One thing is certain: No one should stand in the way of the ACC and Big 12 as they try to tweak a rule that was completely arbitrary in the first place. Yoder, Eberle and the rest gave no thought to how the rule might affect the more moneyed sectors of the NCAA membership. All they wanted was an opportunity to stage a title game for their league and their friends in the CIAA. As power-conference schools seek autonomy and -- in the process -- attempt to slim the rulebook, they would do well to seek the origins of most rules and consider how they fit into today's landscape. The conference title game rule is a prime example. "That approach is consistent with the deregulation efforts that are going on," ACC commissioner John Swofford said of the quest by his league and the Big 12. "It fits very nicely."

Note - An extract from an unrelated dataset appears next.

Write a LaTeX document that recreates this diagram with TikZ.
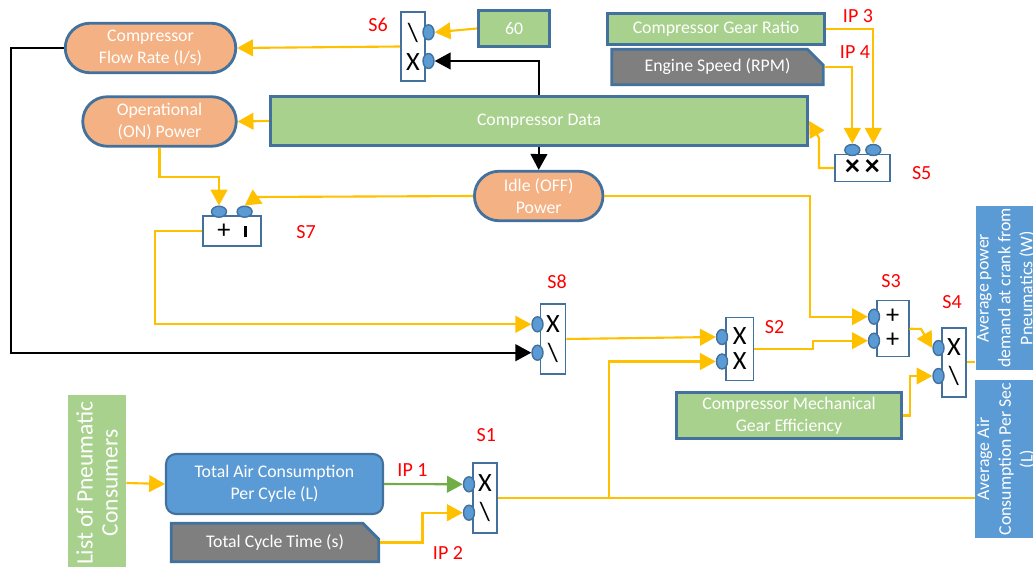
\documentclass[tikz,border=0pt]{standalone}
\usepackage{fontspec}
\setmainfont{Carlito}
\usepackage{color}
\definecolor{light-orange}{RGB}{244,177,131}
\definecolor{light-green}{RGB}{169,209,142}
\definecolor{frame-blue}{RGB}{65,113,156}
\definecolor{port-blue}{RGB}{91,155,213}
\definecolor{dark-gray}{RGB}{127,127,127}
\definecolor{gold-yellow}{RGB}{255,192,0}
\definecolor{arrow-green}{RGB}{112,173,71}
\definecolor{tag-red}{RGB}{255,0,0}
\usepackage{tikz}
\usetikzlibrary{shapes.geometric,shapes.misc,arrows.meta}

\begin{document}
\begin{tikzpicture}
[
  x=0.02cm, y=-0.02cm,
  every node/.style={font=\fontsize{10.1}{12.4}\selectfont},
  pill/.style={rectangle,rounded corners=0.49cm,draw=frame-blue,line width=1.6pt,fill=light-orange,text=white,align=center,minimum height=0.99cm,inner sep=2pt},
  greenbox/.style={rectangle,draw=frame-blue,line width=1.6pt,fill=light-green,text=white,align=center,inner sep=2pt},
  graybox/.style={chamfered rectangle,chamfered rectangle corners=north east,chamfered rectangle xsep=4.5pt,chamfered rectangle ysep=4.5pt,draw=frame-blue,line width=1.6pt,fill=dark-gray,text=white,inner sep=1pt},
  bluebox/.style={rectangle,fill=port-blue,text=white,align=center,inner sep=1pt},
  listbox/.style={rectangle,fill=light-green,text=white,align=center,font=\fontsize{13.4}{14.2}\selectfont,minimum width=3.44cm,minimum height=1.16cm},
  sbox/.style={rectangle,draw=frame-blue,line width=0.9pt,fill=white,align=center,inner sep=0pt,font=\fontsize{15}{16.5}\selectfont},
  vport/.style={ellipse,draw=frame-blue,line width=0.8pt,fill=port-blue,minimum width=0.22cm,minimum height=0.3cm,inner sep=0pt},
  hport/.style={ellipse,draw=frame-blue,line width=0.8pt,fill=port-blue,minimum width=0.3cm,minimum height=0.22cm,inner sep=0pt},
  tag/.style={text=tag-red,font=\fontsize{11.4}{13}\selectfont},
  yline/.style={draw=gold-yellow,line width=1.2pt},
  yarrow/.style={draw=gold-yellow,line width=1.2pt,-{Triangle[length=9pt,width=9.5pt,fill=gold-yellow]}},
  barrow/.style={draw=black,line width=1pt,-{Triangle[length=9pt,width=9.5pt]}},
  garrow/.style={draw=arrow-green,line width=1.2pt,-{Triangle[length=9pt,width=9.5pt,fill=arrow-green]}},
]
\useasboundingbox (0,0) rectangle (1033,567);

\node[pill,minimum width=3.41cm] (flow) at (150.5,48) {Compressor\\Flow Rate (l/s)};
\node[pill,minimum width=3.07cm] (oper) at (159.5,121.5) {Operational\\(ON) Power};
\node[greenbox,minimum width=10.75cm,minimum height=0.99cm] (data) at (539,121) {Compressor Data};
\node[pill,minimum width=2.57cm] (idle) at (538.7,196) {Idle (OFF)\\Power};
\node[greenbox,minimum width=1.43cm,minimum height=0.73cm] (sixty) at (514,28.5) {60};
\node[greenbox,minimum width=4.33cm,minimum height=0.61cm] (ratio) at (716,29) {Compressor Gear Ratio};
\node[graybox,minimum width=4.23cm,minimum height=0.55cm] (speed) at (717.5,67) {Engine Speed (RPM)};
\node[greenbox,minimum width=4.49cm,minimum height=0.93cm] (eff) at (789,415.5) {Compressor Mechanical\\Gear Efficiency};
\node[bluebox,draw=frame-blue,line width=1.2pt,rounded corners=0.2cm,minimum width=4.34cm,minimum height=1.2cm] (tac) at (274.5,484) {Total Air Consumption\\Per Cycle (L)};
\node[graybox,minimum width=4.15cm,minimum height=0.77cm] (cycle) at (275,542.5) {Total Cycle Time (s)};
\node[listbox,rotate=90] (list) at (97,483) {List of Pneumatic\\Consumers};
\node[bluebox,rotate=90,minimum width=3.28cm,minimum height=1.2cm] (power) at (1006,288) {Average power\\demand at crank from\\Pneumatics (W)};
\node[bluebox,rotate=90,minimum width=3.16cm,minimum height=1.2cm] (air) at (1006,459) {Average Air\\Consumption Per Sec\\(L)};

\node[sbox,minimum width=0.48cm,minimum height=1.38cm] (s6) at (413,46.5) {\textbackslash\\X};
\node[sbox,minimum width=1.1cm,minimum height=0.54cm,font=\fontsize{17}{17}\bfseries] (s5) at (862.5,168) {×\,×};
\node[sbox,minimum width=1.16cm,minimum height=0.6cm] (s7) at (232,231) {+\enspace\rule[0.5pt]{1.6pt}{6.5pt}};
\node[sbox,minimum width=0.5cm,minimum height=1.4cm] (s8) at (553,339) {X\\\textbackslash};
\node[sbox,minimum width=0.55cm,minimum height=1.26cm,font=\fontsize{15}{14.2}\selectfont] (s2) at (739.7,349) {X\\X};
\node[sbox,minimum width=0.64cm,minimum height=1.12cm,font=\fontsize{15}{13.7}\selectfont] (s3) at (892.7,328.7) {+\\+};
\node[sbox,minimum width=0.48cm,minimum height=1.38cm] (s4) at (954,362.3) {X\\\textbackslash};
\node[sbox,minimum width=0.49cm,minimum height=1.4cm] (s1) at (485,498) {X\\\textbackslash};

\node[vport] (s6a) at (428.5,32.3) {};
\node[vport] (s6b) at (428.5,61) {};
\node[hport] (s5a) at (852.3,150) {};
\node[hport] (s5b) at (873.3,150) {};
\node[hport] (s7a) at (219,211.7) {};
\node[hport] (s7b) at (244.6,211.7) {};
\node[vport] (s8a) at (537.5,324.3) {};
\node[vport] (s8b) at (537.5,352.7) {};
\node[vport] (s2a) at (722,337) {};
\node[vport] (s2b) at (722,361.5) {};
\node[vport] (s3a) at (874,316.7) {};
\node[vport] (s3b) at (874,340.7) {};
\node[vport] (s4a) at (938.5,348) {};
\node[vport] (s4b) at (938.5,376) {};
\node[vport] (s1a) at (469,484.3) {};
\node[vport] (s1b) at (469,512.7) {};

\node[tag] (t6) at (378,25) {S6};
\node[tag] (t5) at (921.7,173) {S5};
\node[tag] (t7) at (306,232) {S7};
\node[tag] (t8) at (557,282) {S8};
\node[tag] (t2) at (774.5,327) {S2};
\node[tag] (t3) at (891,281) {S3};
\node[tag] (t4) at (952,302) {S4};
\node[tag] (t1) at (486.4,435) {S1};
\node[tag] (ip1) at (412.5,470) {IP 1};
\node[tag] (ip2) at (448,553) {IP 2};
\node[tag] (ip3) at (858,16) {IP 3};
\node[tag] (ip4) at (855,52) {IP 4};

\draw[yarrow] (sixty.west) -- (s6a.east);
\draw[barrow] (data.north) |- (s6b.east);
\draw[yarrow] (s6.west) -- (flow.east);
\draw[yarrow] (data.west) -- (oper.east);
\draw[barrow] (data.south) -- (idle.north);
\draw[yarrow] (oper.south) |- (219,177) -- (s7a.north);
\draw[yarrow] (idle.west) -- (257,197) -- (s7b.north);
\draw[yarrow] (s7.west) -- (155,231) |- (s8a.west);
\draw[barrow] (flow.west) -- (11,48) |- (s8b.west);
\draw[yarrow] (s8.east) -- (s2a.west);
\coordinate (j1) at (609,498);
\draw[yline] (s1.east) -- (j1) -- (j1 -| air.north);
\draw[yarrow] (j1) |- (s2b.west);
\draw[yarrow] (s2.east) -- (813,349) |- (s3b.west);
\draw[yarrow] (idle.east) -- (810,196) |- (s3a.west);
\draw[yarrow] (s3.east) -- (921,329) -- (s4a.west);
\draw[yarrow] (eff.east) -- (910,415.5) |- (s4b.west);
\draw[yline] (s4.east) -- (s4.east -| power.north);
\draw[yarrow] (s5.west) -- (819,168) -- (819,138) -- (data.east);
\draw[yarrow] (ratio.east) -| (s5b.north);
\draw[yarrow] (speed.east) -| (s5a.north);
\draw[garrow] (tac.east) -- (s1a.west);
\draw[yarrow] (cycle.east) -- (422.5,542.5) |- (s1b.west);
\draw[yarrow] (list.south) -- (tac.west);
\end{tikzpicture}
\end{document}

Even though it initially abstained, the PSAC did finally use the rule it created. Murray, the current commissioner, said the league now pays $5,000 a year to have its conference title game televised in Pennsylvania. Meanwhile, for its 2011 title game -- the last one for which the league released a revenue figure -- the SEC took in $15.3 million. That number has only grown since. "We're still looking for our one percent finder's fee," Murray joked.